The entire enterprise IT community is storming with tremendous energy into the world of Cloud Computing and Virtualization, and for good reason.  These technologies address head-on the pressing business needs to provide more computing power and increased flexibility for less money.  However, those business benefits are balanced by the risk that comes from having a data center that’s heavily influenced by unpredictable factors outside of the normal controls and patterns that IT professionals are used to experiencing.

In a 2010 study by ISACA, 45% of IT professionals believe that the risks of Cloud Computing outweigh the benefits, and only 10% of IT professionals are willing to place mission critical applications within the Cloud.  Risk concerns include the location and security of sensitive data and software, but concern is quickly growing over issues of availability, reliability, and serviceability.

cloud1Availability vulnerabilities were amplified earlier this year during the well publicized outage experienced by Amazon when on June 29th, when their data center outside of Washington DC crashed for hours.  The impact was felt by hundreds of Amazon Cloud customers, from small e-businesses to Netflix, resulting in lost revenue and lost confidence.
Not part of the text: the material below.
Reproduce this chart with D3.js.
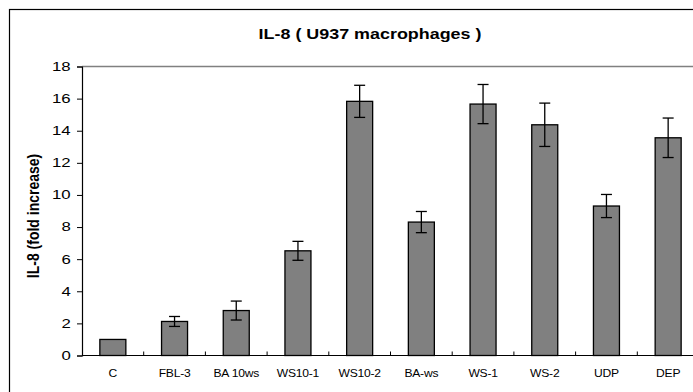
<!DOCTYPE html>
<html>
<head>
<meta charset="utf-8">
<script src="https://cdn.jsdelivr.net/npm/d3@7"></script>
<style>
  body { margin: 0; background: #fff; }
  svg { display: block; font-family: "Liberation Sans", Arial, sans-serif; }
</style>
</head>
<body>
<svg width="693" height="392"></svg>
<script>
// categories and values
let categories = ["C", "FBL-3", "BA 10ws", "WS10-1", "WS10-2", "BA-ws", "WS-1", "WS-2", "UDP", "DEP"];
let values = [1.0, 2.12, 2.8, 6.52, 15.83, 8.31, 15.66, 14.37, 9.31, 13.56];
let errors = [0, 0.31, 0.59, 0.59, 1.0, 0.66, 1.22, 1.35, 0.72, 1.23];
let yTicks = [0, 2, 4, 6, 8, 10, 12, 14, 16, 18];

let title_text = "IL-8 ( U937 macrophages )";
let y_title_text = "IL-8 (fold increase)";

// the original picture is stretched sideways, so text gets a little x scale
let STRETCH = 1.28;

// plot box, right edge runs off the picture like the original
var margin = { top: 66.5, left: 82 };
let width = 617;
let height = 289;

var svg = d3.select("svg");

// outer chart frame
svg
  .append("rect")
  .attr("x", 9.5)
  .attr("y", 9.5)
  .attr("width", 720)
  .attr("height", 420)
  .attr("fill", "none")
  .attr("stroke", "#000")
  .attr("stroke-width", 1.2);

svg
  .append("text")
  .attr("transform", "translate(370,39) scale(" + STRETCH + ",1)")
  .attr("text-anchor", "middle")
  .attr("font-size", "14px")
  .attr("font-weight", "bold")
  .text(title_text);

var g = svg
  .append("g")
  .attr("transform", "translate(" + margin.left + "," + margin.top + ")");

var xScale = d3
  .scaleBand()
  .domain(categories)
  .range([0, width]);

var yScale = d3
  .scaleLinear()
  .domain([0, 18])
  .range([height, 0]);

// top border of plot area (grey)
g.append("line")
  .attr("x1", 0)
  .attr("x2", width)
  .attr("y1", 0)
  .attr("y2", 0)
  .attr("stroke", "#808080")
  .attr("stroke-width", 1.5);

// y axis
var yAxis = d3
  .axisLeft(yScale)
  .tickValues(yTicks)
  .tickSize(5);

g.append("g")
  .attr("class", "y axis")
  .call(yAxis)
  .call(s => s.select(".domain").attr("stroke", "#000").attr("stroke-width", 1.2))
  .call(s => s.selectAll(".tick line").attr("stroke", "#000"))
  .call(s =>
    s
      .selectAll(".tick text")
      .attr("font-size", "12px")
      .attr("font-family", "Liberation Sans, Arial, sans-serif")
      .attr("fill", "#000")
      .attr("x", -11.3 / 1.4)
      .attr("transform", "scale(1.4,1)")
  );

// bars
g.selectAll(".bar")
  .data(values)
  .enter()
  .append("rect")
  .attr("class", "bar")
  .attr("x", (d, i) => xScale(categories[i]) + xScale.bandwidth() / 2 - 13)
  .attr("width", 26)
  .attr("y", d => yScale(d))
  .attr("height", d => height - yScale(d))
  .attr("fill", "#808080")
  .attr("stroke", "#000")
  .attr("stroke-width", 1.3);

// error bars
var errG = g
  .selectAll(".err")
  .data(values.map((v, i) => ({ v: v, e: errors[i], c: categories[i] })))
  .enter()
  .filter(d => d.e > 0)
  .append("g")
  .attr("class", "err")
  .attr("transform", d => "translate(" + (xScale(d.c) + xScale.bandwidth() / 2) + ",0)");

errG
  .append("line")
  .attr("y1", d => yScale(d.v + d.e))
  .attr("y2", d => yScale(d.v - d.e))
  .attr("stroke", "#000")
  .attr("stroke-width", 1.3);

[1, -1].forEach(sign => {
  errG
    .append("line")
    .attr("x1", -5.5)
    .attr("x2", 5.5)
    .attr("y1", d => yScale(d.v + sign * d.e))
    .attr("y2", d => yScale(d.v + sign * d.e))
    .attr("stroke", "#000")
    .attr("stroke-width", 1.3);
});

// x axis, ticks between categories pointing up
g.append("line")
  .attr("x1", 0)
  .attr("x2", width)
  .attr("y1", height)
  .attr("y2", height)
  .attr("stroke", "#000")
  .attr("stroke-width", 1.2);

g.selectAll(".xtick")
  .data(categories.slice(1))
  .enter()
  .append("line")
  .attr("class", "xtick")
  .attr("x1", d => xScale(d))
  .attr("x2", d => xScale(d))
  .attr("y1", height)
  .attr("y2", height - 4)
  .attr("stroke", "#000");

g.selectAll(".xlabel")
  .data(categories)
  .enter()
  .append("text")
  .attr("class", "xlabel")
  .attr("transform", d => "translate(" + (xScale(d) + xScale.bandwidth() / 2) + "," + (height + 21.5) + ") scale(1.1,1)")
  .attr("text-anchor", "middle")
  .attr("font-size", "11px")
  .attr("letter-spacing", "-0.2px")
  .text(d => d);

// y title
svg
  .append("text")
  .attr("transform", "translate(39," + 216 + ") rotate(-90) scale(1,1.15)")
  .attr("text-anchor", "middle")
  .attr("font-size", "14px")
  .attr("font-weight", "bold")
  .text(y_title_text);
</script>
</body>
</html>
The increase of the relative size of a Cloud data center also is a risk factor.  In most cases, a Cloud data center is the combination of data center consolidation and requirements for growth in computing power.  Many Cloud data centers are becoming mega data centers with thousands of racks.  This increases the operational demands for such tasks as locating a failing system.  In fact, through the Digital Reality Trust Survey in 2011, we know that only 22% of large data centers have the process and controls to find a specific system within several minutes.  72% of large data centers typically require more than 4 hours to locate a system, with a full 20% requiring multiple days.  Responsiveness to maintenance and repair requires the IT infrastructure to do real time inventory and location asset management.
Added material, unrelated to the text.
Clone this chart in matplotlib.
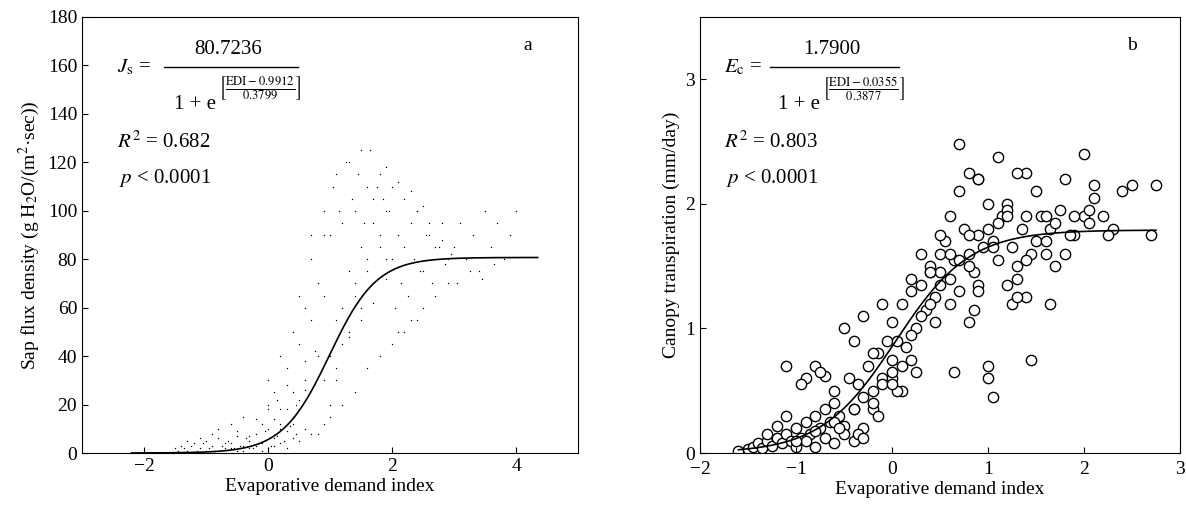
import numpy as np
import matplotlib
matplotlib.use("Agg")
import matplotlib.pyplot as plt

plt.rcParams['font.family'] = ['Liberation Serif', 'DejaVu Serif']
plt.rcParams['mathtext.fontset'] = 'stix'

# Panel a: sap flux density points (estimated subset)
a_x = [-1.5,-1.4,-1.3,-1.2,-1.1,-1.0,-0.9,-0.8,-0.7,-0.6,-0.5,-0.4,-0.3,-0.2,-0.1,0.0,0.1,0.2,0.3,0.4,
       -1.45,-1.35,-1.25,-1.15,-1.05,-0.95,-0.85,-0.75,-0.65,-0.55,-0.45,-0.35,-0.25,-0.15,-0.05,0.05,0.15,0.25,0.35,0.45,
       -1.3,-1.1,-0.9,-0.7,-0.5,-0.3,-0.1,0.1,0.3,0.5,-1.2,-1.0,-0.8,-0.6,-0.4,-0.2,0.0,0.2,0.4,0.6,
       -0.8,-0.6,-0.4,-0.2,0.0,0.2,0.4,0.6,-0.5,-0.3,-0.1,0.1,0.3,0.5,0.7,
       0.0,0.1,0.2,0.3,0.4,0.5,0.6,0.7,0.8,0.9,0.0,0.15,0.3,0.45,0.6,0.75,0.9,0.2,0.4,0.6,0.8,0.5,0.7,0.9,
       1.0,1.1,1.2,1.3,1.4,1.5,1.6,1.7,1.8,1.9,1.0,1.1,1.2,1.3,1.4,1.5,1.6,1.7,1.8,1.9,
       1.05,1.15,1.25,1.35,1.45,1.55,1.65,1.75,1.85,1.95,1.0,1.2,1.4,1.6,1.8,1.1,1.3,1.5,1.7,1.9,
       2.0,2.1,2.2,2.3,2.4,2.5,2.6,2.7,2.8,2.9,2.05,2.15,2.25,2.35,2.45,2.55,2.65,2.75,2.85,2.95,
       2.0,2.2,2.4,2.6,2.8,2.1,2.3,2.5,2.7,2.9,3.0,3.1,3.2,3.3,3.4,3.5,3.6,3.7,3.8,3.9,4.0,3.05,3.25,3.45,3.65,
       0.8,0.9,1.0,1.2,1.4,1.6,1.8,2.0,2.2,2.4,0.7,0.9,1.1,1.3,1.5,1.7,1.9,2.1,2.3,2.5]
a_y = [2,3,1,4,2,5,3,6,2,4,7,3,5,8,4,10,6,12,9,15,
       1,2,3,1,4,2,1,3,5,2,3,6,2,4,9,3,7,5,11,8,
       5,6,8,4,9,7,12,14,18,22,0,1,0,2,1,3,2,4,6,10,
       10,12,15,14,20,18,25,30,1,2,1,3,2,5,8,
       30,25,40,35,50,45,60,55,70,65,18,22,28,20,38,42,30,10,12,26,40,65,80,90,
       40,55,60,75,70,85,80,95,90,100,20,30,45,50,65,60,75,70,85,80,
       110,100,120,105,115,95,125,110,105,100,90,95,100,110,115,35,48,55,62,72,
       80,90,85,95,100,75,90,85,95,80,60,70,65,80,75,90,70,85,78,82,
       110,105,100,95,88,50,55,60,65,70,85,95,80,90,75,100,85,95,80,90,100,70,75,72,78,
       8,12,15,20,25,35,40,45,50,55,90,100,115,120,125,105,118,112,108,102]

# Panel b: canopy transpiration points (estimated)
b_x = [-1.6,-1.5,-1.45,-1.4,-1.35,-1.3,-1.25,-1.2,-1.15,-1.1,-1.05,-1.0,-0.95,-0.9,-0.85,-0.8,-0.75,-0.7,-0.65,-0.6,
       -1.3,-1.2,-1.1,-1.0,-0.9,-0.8,-0.7,-0.6,-0.55,-0.5,-0.45,-0.4,-0.35,-0.3,-0.25,-0.2,-0.15,-0.1,-0.05,0.0,
       -0.9,-0.8,-0.7,-0.6,-0.5,-0.4,-0.3,-0.2,-0.1,0.0,0.05,0.1,0.15,0.2,0.25,0.3,0.35,0.4,0.45,0.5,
       -0.5,-0.4,-0.3,-0.2,-0.1,0.0,0.1,0.2,0.3,0.4,0.5,0.55,0.6,0.65,0.7,0.75,0.8,0.85,0.9,0.95,
       0.0,0.1,0.2,0.3,0.4,0.5,0.6,0.7,0.8,0.9,1.0,1.05,1.1,1.15,1.2,1.25,1.3,1.35,1.4,1.45,
       0.5,0.6,0.7,0.8,0.9,1.0,1.1,1.2,1.3,1.4,1.5,1.55,1.6,1.65,1.7,1.75,1.8,1.9,2.0,2.1,
       0.8,0.9,1.0,1.1,1.2,1.3,1.4,1.5,1.6,1.7,1.8,1.9,2.0,2.1,2.2,2.3,2.4,2.5,2.7,2.75,
       -1.1,-0.95,-0.75,-0.55,-0.35,-0.15,0.05,0.25,0.45,0.65,0.85,1.05,1.25,1.45,1.65,1.85,2.05,2.25,
       -0.4,-0.2,0.0,0.2,0.4,0.6,0.8,1.0,1.2,1.4,0.7,0.9,1.05,1.3,1.6,2.05,-1.0,-0.8,-0.6,-0.3]
b_y = [0.02,0.03,0.05,0.08,0.04,0.1,0.06,0.12,0.08,0.15,0.1,0.2,0.12,0.25,0.15,0.3,0.2,0.35,0.25,0.4,
       0.15,0.22,0.3,0.05,0.1,0.18,0.12,0.5,0.3,0.22,0.6,0.35,0.55,0.45,0.7,0.5,0.8,0.6,0.9,0.75,
       0.6,0.7,0.62,0.25,0.15,0.1,0.2,0.35,0.55,1.05,0.9,1.2,0.85,1.3,1.0,1.35,1.15,1.45,1.25,1.6,
       1.0,0.9,1.1,0.8,1.2,0.6,0.7,0.95,1.1,1.5,1.35,1.7,1.4,1.55,1.3,1.8,1.6,1.45,1.75,1.65,
       0.65,0.5,1.4,1.6,1.2,1.75,1.9,2.1,1.5,1.35,1.8,1.7,1.55,1.9,2.0,1.65,1.4,1.8,1.25,1.6,
       1.45,1.2,1.55,1.05,1.3,0.7,1.85,1.95,1.5,2.25,1.7,1.9,1.6,1.8,1.5,1.95,2.2,1.75,1.9,2.05,
       2.25,2.2,2.0,2.38,1.9,2.25,1.55,2.1,1.7,1.85,1.6,1.9,2.4,2.15,1.9,1.8,2.1,2.15,1.75,2.15,
       0.7,0.55,0.65,0.2,0.15,0.3,0.5,0.65,1.05,0.65,1.15,0.45,1.2,0.75,1.2,1.75,1.85,1.75,
       0.35,0.4,0.55,0.75,1.45,1.6,1.75,0.6,1.35,1.9,2.48,2.2,1.65,1.25,1.9,1.95,0.1,0.05,0.08,0.12]

Js_p = (80.7236, 0.9912, 0.3799)
Ec_p = (1.7900, 0.0355, 0.3877)

def sig(x, p):
    return p[0] / (1 + np.exp(-(x - p[1]) / p[2]))

fig = plt.figure(figsize=(11.86, 5.32), dpi=100)
ax1 = fig.add_axes([82/1186, 1-453/532, 496/1186, 436/532])
ax2 = fig.add_axes([700/1186, 1-453/532, 480/1186, 436/532])

ax1.scatter(a_x, a_y, s=4, c='k', marker='.', linewidths=0)
xa = np.linspace(-2.2, 4.35, 300)
ax1.plot(xa, sig(xa, Js_p), 'k-', lw=1.2)
ax1.set_xlim(-3, 5); ax1.set_ylim(0, 180)
ax1.set_xticks([-2, 0, 2, 4]); ax1.set_xticklabels(['−2', '0', '2', '4'])
ax1.set_yticks(range(0, 181, 20))
ax1.set_xlabel('Evaporative demand index', fontsize=14, labelpad=2)
ax1.set_ylabel('Sap flux density (g H$_2$O/(m$^2$·sec))', fontsize=14)

ax2.scatter(b_x, b_y, s=55, facecolors='white', edgecolors='k', linewidths=1.0)
xb = np.linspace(-1.6, 2.75, 300)
ax2.plot(xb, sig(xb, Ec_p), 'k-', lw=1.2)
ax2.set_xlim(-2, 3); ax2.set_ylim(0, 3.5)
ax2.set_xticks([-2, -1, 0, 1, 2, 3]); ax2.set_xticklabels(['−2', '−1', '0', '1', '2', '3'])
ax2.set_yticks([0, 1, 2, 3])
ax2.set_xlabel('Evaporative demand index', fontsize=14, labelpad=2)
ax2.set_ylabel('Canopy transpiration (mm/day)', fontsize=14)

def formula(ax, x0, lhs, num, c1, c2, letter, r2):
    T = ax.transAxes
    ax.text(x0, 0.885, lhs + ' =', transform=T, fontsize=15, va='center')
    ax.text(x0 + 0.225, 0.925, num, transform=T, fontsize=15, va='center', ha='center')
    ax.plot([x0 + 0.095, x0 + 0.365], [0.885, 0.885], 'k-', lw=1, transform=T)
    ax.text(x0 + 0.2, 0.80, '1 + e', transform=T, fontsize=15, va='center', ha='right')
    ax.text(x0 + 0.205, 0.835,
            r'$\left[\frac{\mathrm{EDI}-' + c1 + r'}{' + c2 + r'}\right]$',
            transform=T, fontsize=13, va='center', ha='left')
    ax.text(0.89, 0.935, letter, transform=T, fontsize=14, ha='left', va='center')
    ax.text(x0, 0.70, r'$R^2$ = ' + r2, transform=T, fontsize=15)
    ax.text(x0 + 0.005, 0.62, r'$p$ < 0.0001', transform=T, fontsize=15)

formula(ax1, 0.07, r'$J_{\rm s}$', '80.7236', '0.9912', '0.3799', 'a', '0.682')
formula(ax2, 0.05, r'$E_{\rm c}$', '1.7900', '0.0355', '0.3877', 'b', '0.803')

for ax in (ax1, ax2):
    ax.tick_params(direction='in', labelsize=14, length=4)
ax2.tick_params(axis='x', pad=6)
fig.savefig('out.png', dpi=100)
Dependability within the Cloud is an obvious requirement, yet by the very nature of Cloud Computing, there are significant risks to the soundness of the computing environment.  The Committee of Sponsoring Organizations of the Treadway Commission (COSO) lists “Reliability and Performance Issues” as one of the top five risk factors of Cloud computers in their July 2012 white paper titled “Enterprise Risk Management in Cloud Computing.”  COSO identifies Cloud as posing a unique challenge based on the constant opportunity for a user or tenant to place an unexpected resource demand on the cloud infrastructure.

So, where does this risk come from?  There are two principle drivers: randomness of resource requests, and the relative growth in size of cloud data centers.

The risk resulting from the randomness of resource requests is generated by a significant shift in the operational processes of a data center.  For years, IT professionals have operated their data centers with a clear understanding of usage pattern, understanding when peaks and lulls existed, and planning operations around the predictable pattern.  In a true cloud environment, there is no pattern.  The users of the cloud apply resource requests as they need them, and to a data center with many Cloud based applications, they appear random.  As new resources are enabled on demand, there are variable demands on physical characteristics like power supply and cooling.  Lacking the appropriate knowledge and control over power and cooling risks the reliability and availability of the cloud.  An effective cloud data center senses the need for these physical characteristics, and adjusts in real time.  But to do so, they need the infrastructure to properly monitor and analyze the environment.